WHAT YOU SHOULD DO -> Starting at the line that contains "Generate a web", reproduce each line exactly up to and including the line that contains "const ringSeats = [14, 18, 20, 22, 24];". Reproduce nothing else.
#### WORKING DATA ####
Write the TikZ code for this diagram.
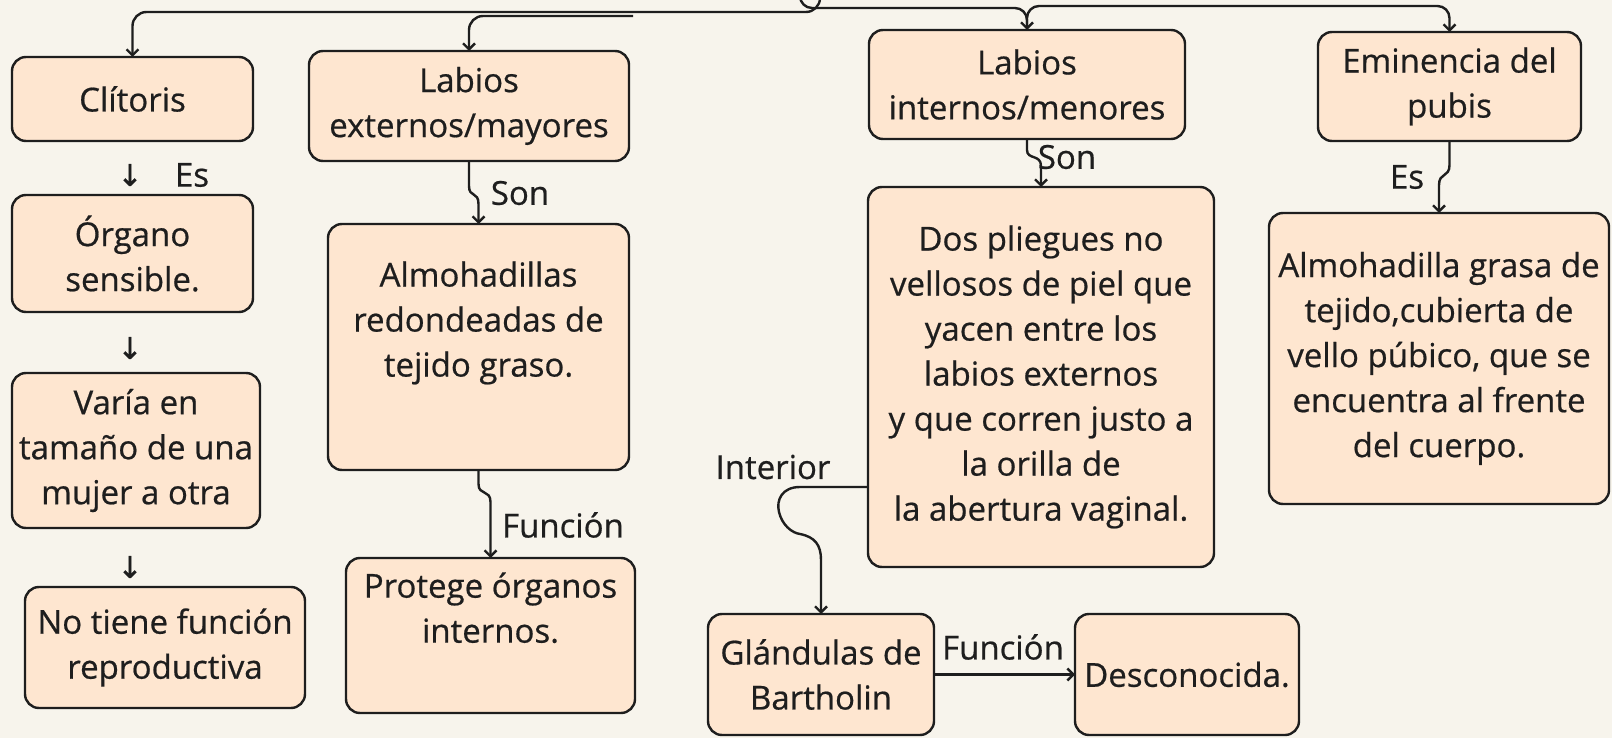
####
#### WORKING DATA ####
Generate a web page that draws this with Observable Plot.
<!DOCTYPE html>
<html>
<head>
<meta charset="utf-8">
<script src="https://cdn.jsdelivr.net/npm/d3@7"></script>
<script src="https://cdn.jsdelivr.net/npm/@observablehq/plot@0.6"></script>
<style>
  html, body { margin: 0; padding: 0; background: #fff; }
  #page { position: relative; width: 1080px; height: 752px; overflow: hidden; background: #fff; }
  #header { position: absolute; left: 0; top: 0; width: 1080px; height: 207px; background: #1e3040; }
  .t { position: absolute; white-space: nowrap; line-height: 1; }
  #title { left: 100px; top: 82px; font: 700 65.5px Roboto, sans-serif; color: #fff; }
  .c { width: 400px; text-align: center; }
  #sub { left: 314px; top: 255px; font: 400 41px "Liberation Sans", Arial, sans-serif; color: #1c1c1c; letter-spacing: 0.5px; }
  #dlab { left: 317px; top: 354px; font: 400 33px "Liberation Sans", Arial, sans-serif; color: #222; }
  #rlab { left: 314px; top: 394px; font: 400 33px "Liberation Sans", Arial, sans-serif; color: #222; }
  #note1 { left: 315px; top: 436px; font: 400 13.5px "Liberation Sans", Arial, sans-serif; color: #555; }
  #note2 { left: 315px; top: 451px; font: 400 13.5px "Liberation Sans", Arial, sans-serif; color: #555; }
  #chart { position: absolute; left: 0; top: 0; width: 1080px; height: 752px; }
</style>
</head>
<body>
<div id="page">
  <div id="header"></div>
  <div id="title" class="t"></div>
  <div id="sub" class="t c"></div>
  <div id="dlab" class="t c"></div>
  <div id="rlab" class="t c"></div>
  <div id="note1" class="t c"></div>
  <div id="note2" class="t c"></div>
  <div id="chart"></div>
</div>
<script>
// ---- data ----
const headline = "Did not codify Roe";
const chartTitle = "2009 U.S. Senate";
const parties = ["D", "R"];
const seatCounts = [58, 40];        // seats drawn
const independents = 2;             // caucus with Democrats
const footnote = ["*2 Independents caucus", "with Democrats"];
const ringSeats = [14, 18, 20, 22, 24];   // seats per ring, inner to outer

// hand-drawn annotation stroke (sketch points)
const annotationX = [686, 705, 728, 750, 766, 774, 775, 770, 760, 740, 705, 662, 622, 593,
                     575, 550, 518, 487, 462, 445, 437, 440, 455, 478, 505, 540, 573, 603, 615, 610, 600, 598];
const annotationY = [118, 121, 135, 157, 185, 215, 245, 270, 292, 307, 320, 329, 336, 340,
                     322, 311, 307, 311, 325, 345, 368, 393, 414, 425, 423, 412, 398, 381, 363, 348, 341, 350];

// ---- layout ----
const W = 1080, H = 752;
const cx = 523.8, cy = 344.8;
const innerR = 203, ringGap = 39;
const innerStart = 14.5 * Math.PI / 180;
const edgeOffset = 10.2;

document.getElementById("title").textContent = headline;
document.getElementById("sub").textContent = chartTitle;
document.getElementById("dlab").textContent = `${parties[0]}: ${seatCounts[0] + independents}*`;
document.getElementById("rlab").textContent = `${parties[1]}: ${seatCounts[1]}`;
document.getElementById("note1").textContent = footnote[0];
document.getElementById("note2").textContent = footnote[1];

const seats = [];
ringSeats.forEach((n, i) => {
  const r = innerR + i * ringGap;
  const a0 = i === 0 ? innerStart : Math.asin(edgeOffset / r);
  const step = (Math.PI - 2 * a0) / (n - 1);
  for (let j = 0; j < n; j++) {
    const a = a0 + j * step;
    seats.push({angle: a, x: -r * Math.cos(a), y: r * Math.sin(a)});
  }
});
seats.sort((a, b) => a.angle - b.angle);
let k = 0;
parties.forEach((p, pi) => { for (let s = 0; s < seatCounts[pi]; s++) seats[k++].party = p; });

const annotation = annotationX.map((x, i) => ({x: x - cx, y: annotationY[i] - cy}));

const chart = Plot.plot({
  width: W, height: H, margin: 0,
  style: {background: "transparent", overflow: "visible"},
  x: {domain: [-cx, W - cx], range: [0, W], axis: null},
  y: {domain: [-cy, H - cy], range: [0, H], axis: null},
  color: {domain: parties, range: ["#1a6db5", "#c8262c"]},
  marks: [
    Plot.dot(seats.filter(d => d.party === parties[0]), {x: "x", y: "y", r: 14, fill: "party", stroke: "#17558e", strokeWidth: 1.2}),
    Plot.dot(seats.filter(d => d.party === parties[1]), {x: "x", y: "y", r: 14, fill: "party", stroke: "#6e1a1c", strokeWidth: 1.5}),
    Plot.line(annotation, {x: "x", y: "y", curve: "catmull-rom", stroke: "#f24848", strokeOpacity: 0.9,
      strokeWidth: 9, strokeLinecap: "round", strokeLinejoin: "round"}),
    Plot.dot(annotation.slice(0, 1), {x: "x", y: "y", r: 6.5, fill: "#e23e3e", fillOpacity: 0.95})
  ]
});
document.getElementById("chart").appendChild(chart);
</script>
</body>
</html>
####
FINISHED ANSWER ->
Generate a web page that draws this with Observable Plot.
<!DOCTYPE html>
<html>
<head>
<meta charset="utf-8">
<script src="https://cdn.jsdelivr.net/npm/d3@7"></script>
<script src="https://cdn.jsdelivr.net/npm/@observablehq/plot@0.6"></script>
<style>
  html, body { margin: 0; padding: 0; background: #fff; }
  #page { position: relative; width: 1080px; height: 752px; overflow: hidden; background: #fff; }
  #header { position: absolute; left: 0; top: 0; width: 1080px; height: 207px; background: #1e3040; }
  .t { position: absolute; white-space: nowrap; line-height: 1; }
  #title { left: 100px; top: 82px; font: 700 65.5px Roboto, sans-serif; color: #fff; }
  .c { width: 400px; text-align: center; }
  #sub { left: 314px; top: 255px; font: 400 41px "Liberation Sans", Arial, sans-serif; color: #1c1c1c; letter-spacing: 0.5px; }
  #dlab { left: 317px; top: 354px; font: 400 33px "Liberation Sans", Arial, sans-serif; color: #222; }
  #rlab { left: 314px; top: 394px; font: 400 33px "Liberation Sans", Arial, sans-serif; color: #222; }
  #note1 { left: 315px; top: 436px; font: 400 13.5px "Liberation Sans", Arial, sans-serif; color: #555; }
  #note2 { left: 315px; top: 451px; font: 400 13.5px "Liberation Sans", Arial, sans-serif; color: #555; }
  #chart { position: absolute; left: 0; top: 0; width: 1080px; height: 752px; }
</style>
</head>
<body>
<div id="page">
  <div id="header"></div>
  <div id="title" class="t"></div>
  <div id="sub" class="t c"></div>
  <div id="dlab" class="t c"></div>
  <div id="rlab" class="t c"></div>
  <div id="note1" class="t c"></div>
  <div id="note2" class="t c"></div>
  <div id="chart"></div>
</div>
<script>
// ---- data ----
const headline = "Did not codify Roe";
const chartTitle = "2009 U.S. Senate";
const parties = ["D", "R"];
const seatCounts = [58, 40];        // seats drawn
const independents = 2;             // caucus with Democrats
const footnote = ["*2 Independents caucus", "with Democrats"];
const ringSeats = [14, 18, 20, 22, 24];   // seats per ring, inner to outer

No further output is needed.